> [Task goal] Copy every entry exactly.

** Start of Data section **

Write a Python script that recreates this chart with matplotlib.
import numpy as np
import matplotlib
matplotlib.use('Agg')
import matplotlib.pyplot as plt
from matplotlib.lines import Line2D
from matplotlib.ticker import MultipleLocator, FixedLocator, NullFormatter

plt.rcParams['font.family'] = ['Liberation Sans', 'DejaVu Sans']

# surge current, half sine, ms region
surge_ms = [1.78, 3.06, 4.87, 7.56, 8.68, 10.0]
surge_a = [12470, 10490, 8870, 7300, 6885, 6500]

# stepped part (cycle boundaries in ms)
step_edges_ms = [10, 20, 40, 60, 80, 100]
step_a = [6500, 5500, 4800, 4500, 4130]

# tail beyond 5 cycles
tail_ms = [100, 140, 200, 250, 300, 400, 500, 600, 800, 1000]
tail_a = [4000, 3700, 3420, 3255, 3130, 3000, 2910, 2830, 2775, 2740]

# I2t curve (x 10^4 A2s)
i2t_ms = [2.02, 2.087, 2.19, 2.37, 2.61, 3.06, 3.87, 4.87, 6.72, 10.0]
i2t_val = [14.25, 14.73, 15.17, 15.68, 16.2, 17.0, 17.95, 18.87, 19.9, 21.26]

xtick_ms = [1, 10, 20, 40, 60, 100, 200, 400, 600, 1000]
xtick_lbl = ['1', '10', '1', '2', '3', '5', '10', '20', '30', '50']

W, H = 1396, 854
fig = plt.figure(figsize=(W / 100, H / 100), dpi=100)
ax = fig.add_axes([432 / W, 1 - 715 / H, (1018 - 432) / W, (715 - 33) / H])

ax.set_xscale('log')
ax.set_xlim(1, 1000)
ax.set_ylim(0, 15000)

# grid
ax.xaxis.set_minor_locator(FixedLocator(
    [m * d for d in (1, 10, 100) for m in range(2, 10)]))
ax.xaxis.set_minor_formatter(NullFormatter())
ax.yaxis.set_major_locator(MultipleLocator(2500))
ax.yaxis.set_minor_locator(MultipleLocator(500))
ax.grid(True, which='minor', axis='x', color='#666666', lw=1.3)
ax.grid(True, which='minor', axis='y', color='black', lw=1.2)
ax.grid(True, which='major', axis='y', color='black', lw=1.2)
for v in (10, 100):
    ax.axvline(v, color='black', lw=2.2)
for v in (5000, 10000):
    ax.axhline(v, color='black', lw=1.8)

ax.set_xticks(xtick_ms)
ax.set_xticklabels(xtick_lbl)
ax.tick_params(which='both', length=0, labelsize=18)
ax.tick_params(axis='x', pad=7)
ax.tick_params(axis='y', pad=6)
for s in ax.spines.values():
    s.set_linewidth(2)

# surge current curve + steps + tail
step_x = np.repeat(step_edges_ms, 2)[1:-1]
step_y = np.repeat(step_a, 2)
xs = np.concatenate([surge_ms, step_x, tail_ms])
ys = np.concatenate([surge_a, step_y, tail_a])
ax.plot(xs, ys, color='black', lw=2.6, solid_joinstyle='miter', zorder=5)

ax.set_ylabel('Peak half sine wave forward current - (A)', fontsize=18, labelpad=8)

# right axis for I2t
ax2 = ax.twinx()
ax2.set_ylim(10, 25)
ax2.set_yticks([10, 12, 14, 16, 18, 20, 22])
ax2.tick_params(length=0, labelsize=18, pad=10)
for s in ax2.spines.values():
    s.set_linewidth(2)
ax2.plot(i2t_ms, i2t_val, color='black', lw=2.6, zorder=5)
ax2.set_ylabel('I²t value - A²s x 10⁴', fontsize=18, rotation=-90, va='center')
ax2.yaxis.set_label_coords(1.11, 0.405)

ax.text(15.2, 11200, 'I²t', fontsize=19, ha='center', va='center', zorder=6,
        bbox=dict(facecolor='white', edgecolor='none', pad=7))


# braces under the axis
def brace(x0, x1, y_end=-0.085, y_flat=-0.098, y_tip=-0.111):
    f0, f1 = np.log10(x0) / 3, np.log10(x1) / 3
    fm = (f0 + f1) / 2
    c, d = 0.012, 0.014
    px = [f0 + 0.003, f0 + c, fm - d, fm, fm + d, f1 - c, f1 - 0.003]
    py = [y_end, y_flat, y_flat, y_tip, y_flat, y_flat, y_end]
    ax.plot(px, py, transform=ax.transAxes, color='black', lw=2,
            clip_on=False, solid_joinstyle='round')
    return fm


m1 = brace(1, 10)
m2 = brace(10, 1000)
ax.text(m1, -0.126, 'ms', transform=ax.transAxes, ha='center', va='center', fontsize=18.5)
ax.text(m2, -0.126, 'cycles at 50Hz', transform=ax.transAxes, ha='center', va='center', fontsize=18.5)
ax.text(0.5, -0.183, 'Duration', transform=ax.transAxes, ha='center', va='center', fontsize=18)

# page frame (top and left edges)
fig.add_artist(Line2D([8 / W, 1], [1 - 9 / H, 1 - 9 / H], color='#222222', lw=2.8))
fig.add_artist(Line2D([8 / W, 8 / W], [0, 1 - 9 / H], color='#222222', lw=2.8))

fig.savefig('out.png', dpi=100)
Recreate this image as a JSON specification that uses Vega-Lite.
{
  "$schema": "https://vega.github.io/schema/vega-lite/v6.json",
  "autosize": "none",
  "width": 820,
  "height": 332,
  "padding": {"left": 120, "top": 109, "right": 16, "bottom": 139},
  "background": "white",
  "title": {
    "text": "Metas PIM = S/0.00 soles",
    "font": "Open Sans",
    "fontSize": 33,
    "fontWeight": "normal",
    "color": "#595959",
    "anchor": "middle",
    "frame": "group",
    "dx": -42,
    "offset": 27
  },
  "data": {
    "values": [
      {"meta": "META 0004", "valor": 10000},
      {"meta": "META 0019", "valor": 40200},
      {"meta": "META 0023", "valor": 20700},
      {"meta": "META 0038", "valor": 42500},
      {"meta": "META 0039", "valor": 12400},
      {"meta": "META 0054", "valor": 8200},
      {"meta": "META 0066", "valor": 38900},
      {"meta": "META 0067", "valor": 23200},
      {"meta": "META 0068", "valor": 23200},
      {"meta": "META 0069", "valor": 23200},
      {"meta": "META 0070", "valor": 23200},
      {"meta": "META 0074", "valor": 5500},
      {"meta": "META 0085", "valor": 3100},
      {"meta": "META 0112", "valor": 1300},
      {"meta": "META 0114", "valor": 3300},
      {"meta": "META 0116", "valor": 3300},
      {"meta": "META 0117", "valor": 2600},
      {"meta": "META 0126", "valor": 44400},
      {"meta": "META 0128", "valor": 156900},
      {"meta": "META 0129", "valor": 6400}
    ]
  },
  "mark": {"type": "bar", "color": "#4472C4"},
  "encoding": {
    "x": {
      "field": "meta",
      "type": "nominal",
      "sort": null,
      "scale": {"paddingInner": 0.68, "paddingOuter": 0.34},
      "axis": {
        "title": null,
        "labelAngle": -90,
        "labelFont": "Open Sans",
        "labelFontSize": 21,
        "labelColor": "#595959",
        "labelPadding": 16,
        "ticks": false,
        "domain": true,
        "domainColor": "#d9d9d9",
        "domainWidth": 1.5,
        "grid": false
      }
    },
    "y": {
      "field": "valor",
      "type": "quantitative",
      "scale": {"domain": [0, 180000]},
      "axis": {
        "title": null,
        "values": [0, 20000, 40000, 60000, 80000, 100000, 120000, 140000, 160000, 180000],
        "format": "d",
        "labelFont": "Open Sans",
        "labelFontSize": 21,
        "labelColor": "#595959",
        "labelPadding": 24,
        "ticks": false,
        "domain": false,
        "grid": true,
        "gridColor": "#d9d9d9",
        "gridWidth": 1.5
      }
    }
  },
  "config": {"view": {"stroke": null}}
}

** End of Data section **

> [In response]
Write a Python script that recreates this chart with matplotlib.
import numpy as np
import matplotlib
matplotlib.use('Agg')
import matplotlib.pyplot as plt
from matplotlib.lines import Line2D
from matplotlib.ticker import MultipleLocator, FixedLocator, NullFormatter

plt.rcParams['font.family'] = ['Liberation Sans', 'DejaVu Sans']

# surge current, half sine, ms region
surge_ms = [1.78, 3.06, 4.87, 7.56, 8.68, 10.0]
surge_a = [12470, 10490, 8870, 7300, 6885, 6500]

# stepped part (cycle boundaries in ms)
step_edges_ms = [10, 20, 40, 60, 80, 100]
step_a = [6500, 5500, 4800, 4500, 4130]

# tail beyond 5 cycles
tail_ms = [100, 140, 200, 250, 300, 400, 500, 600, 800, 1000]
tail_a = [4000, 3700, 3420, 3255, 3130, 3000, 2910, 2830, 2775, 2740]

# I2t curve (x 10^4 A2s)
i2t_ms = [2.02, 2.087, 2.19, 2.37, 2.61, 3.06, 3.87, 4.87, 6.72, 10.0]
i2t_val = [14.25, 14.73, 15.17, 15.68, 16.2, 17.0, 17.95, 18.87, 19.9, 21.26]

xtick_ms = [1, 10, 20, 40, 60, 100, 200, 400, 600, 1000]
xtick_lbl = ['1', '10', '1', '2', '3', '5', '10', '20', '30', '50']

W, H = 1396, 854
fig = plt.figure(figsize=(W / 100, H / 100), dpi=100)
ax = fig.add_axes([432 / W, 1 - 715 / H, (1018 - 432) / W, (715 - 33) / H])

ax.set_xscale('log')
ax.set_xlim(1, 1000)
ax.set_ylim(0, 15000)

# grid
ax.xaxis.set_minor_locator(FixedLocator(
    [m * d for d in (1, 10, 100) for m in range(2, 10)]))
ax.xaxis.set_minor_formatter(NullFormatter())
ax.yaxis.set_major_locator(MultipleLocator(2500))
ax.yaxis.set_minor_locator(MultipleLocator(500))
ax.grid(True, which='minor', axis='x', color='#666666', lw=1.3)
ax.grid(True, which='minor', axis='y', color='black', lw=1.2)
ax.grid(True, which='major', axis='y', color='black', lw=1.2)
for v in (10, 100):
    ax.axvline(v, color='black', lw=2.2)
for v in (5000, 10000):
    ax.axhline(v, color='black', lw=1.8)

ax.set_xticks(xtick_ms)
ax.set_xticklabels(xtick_lbl)
ax.tick_params(which='both', length=0, labelsize=18)
ax.tick_params(axis='x', pad=7)
ax.tick_params(axis='y', pad=6)
for s in ax.spines.values():
    s.set_linewidth(2)

# surge current curve + steps + tail
step_x = np.repeat(step_edges_ms, 2)[1:-1]
step_y = np.repeat(step_a, 2)
xs = np.concatenate([surge_ms, step_x, tail_ms])
ys = np.concatenate([surge_a, step_y, tail_a])
ax.plot(xs, ys, color='black', lw=2.6, solid_joinstyle='miter', zorder=5)

ax.set_ylabel('Peak half sine wave forward current - (A)', fontsize=18, labelpad=8)

# right axis for I2t
ax2 = ax.twinx()
ax2.set_ylim(10, 25)
ax2.set_yticks([10, 12, 14, 16, 18, 20, 22])
ax2.tick_params(length=0, labelsize=18, pad=10)
for s in ax2.spines.values():
    s.set_linewidth(2)
ax2.plot(i2t_ms, i2t_val, color='black', lw=2.6, zorder=5)
ax2.set_ylabel('I²t value - A²s x 10⁴', fontsize=18, rotation=-90, va='center')
ax2.yaxis.set_label_coords(1.11, 0.405)

ax.text(15.2, 11200, 'I²t', fontsize=19, ha='center', va='center', zorder=6,
        bbox=dict(facecolor='white', edgecolor='none', pad=7))


# braces under the axis
def brace(x0, x1, y_end=-0.085, y_flat=-0.098, y_tip=-0.111):
    f0, f1 = np.log10(x0) / 3, np.log10(x1) / 3
    fm = (f0 + f1) / 2
    c, d = 0.012, 0.014
    px = [f0 + 0.003, f0 + c, fm - d, fm, fm + d, f1 - c, f1 - 0.003]
    py = [y_end, y_flat, y_flat, y_tip, y_flat, y_flat, y_end]
    ax.plot(px, py, transform=ax.transAxes, color='black', lw=2,
            clip_on=False, solid_joinstyle='round')
    return fm


m1 = brace(1, 10)
m2 = brace(10, 1000)
ax.text(m1, -0.126, 'ms', transform=ax.transAxes, ha='center', va='center', fontsize=18.5)
ax.text(m2, -0.126, 'cycles at 50Hz', transform=ax.transAxes, ha='center', va='center', fontsize=18.5)
ax.text(0.5, -0.183, 'Duration', transform=ax.transAxes, ha='center', va='center', fontsize=18)

# page frame (top and left edges)
fig.add_artist(Line2D([8 / W, 1], [1 - 9 / H, 1 - 9 / H], color='#222222', lw=2.8))
fig.add_artist(Line2D([8 / W, 8 / W], [0, 1 - 9 / H], color='#222222', lw=2.8))

fig.savefig('out.png', dpi=100)
Recreate this image as a JSON specification that uses Vega-Lite.
{
  "$schema": "https://vega.github.io/schema/vega-lite/v6.json",
  "autosize": "none",
  "width": 820,
  "height": 332,
  "padding": {"left": 120, "top": 109, "right": 16, "bottom": 139},
  "background": "white",
  "title": {
    "text": "Metas PIM = S/0.00 soles",
    "font": "Open Sans",
    "fontSize": 33,
    "fontWeight": "normal",
    "color": "#595959",
    "anchor": "middle",
    "frame": "group",
    "dx": -42,
    "offset": 27
  },
  "data": {
    "values": [
      {"meta": "META 0004", "valor": 10000},
      {"meta": "META 0019", "valor": 40200},
      {"meta": "META 0023", "valor": 20700},
      {"meta": "META 0038", "valor": 42500},
      {"meta": "META 0039", "valor": 12400},
      {"meta": "META 0054", "valor": 8200},
      {"meta": "META 0066", "valor": 38900},
      {"meta": "META 0067", "valor": 23200},
      {"meta": "META 0068", "valor": 23200},
      {"meta": "META 0069", "valor": 23200},
      {"meta": "META 0070", "valor": 23200},
      {"meta": "META 0074", "valor": 5500},
      {"meta": "META 0085", "valor": 3100},
      {"meta": "META 0112", "valor": 1300},
      {"meta": "META 0114", "valor": 3300},
      {"meta": "META 0116", "valor": 3300},
      {"meta": "META 0117", "valor": 2600},
      {"meta": "META 0126", "valor": 44400},
      {"meta": "META 0128", "valor": 156900},
      {"meta": "META 0129", "valor": 6400}
    ]
  },
  "mark": {"type": "bar", "color": "#4472C4"},
  "encoding": {
    "x": {
      "field": "meta",
      "type": "nominal",
      "sort": null,
      "scale": {"paddingInner": 0.68, "paddingOuter": 0.34},
      "axis": {
        "title": null,
        "labelAngle": -90,
        "labelFont": "Open Sans",
        "labelFontSize": 21,
        "labelColor": "#595959",
        "labelPadding": 16,
        "ticks": false,
        "domain": true,
        "domainColor": "#d9d9d9",
        "domainWidth": 1.5,
        "grid": false
      }
    },
    "y": {
      "field": "valor",
      "type": "quantitative",
      "scale": {"domain": [0, 180000]},
      "axis": {
        "title": null,
        "values": [0, 20000, 40000, 60000, 80000, 100000, 120000, 140000, 160000, 180000],
        "format": "d",
        "labelFont": "Open Sans",
        "labelFontSize": 21,
        "labelColor": "#595959",
        "labelPadding": 24,
        "ticks": false,
        "domain": false,
        "grid": true,
        "gridColor": "#d9d9d9",
        "gridWidth": 1.5
      }
    }
  },
  "config": {"view": {"stroke": null}}
}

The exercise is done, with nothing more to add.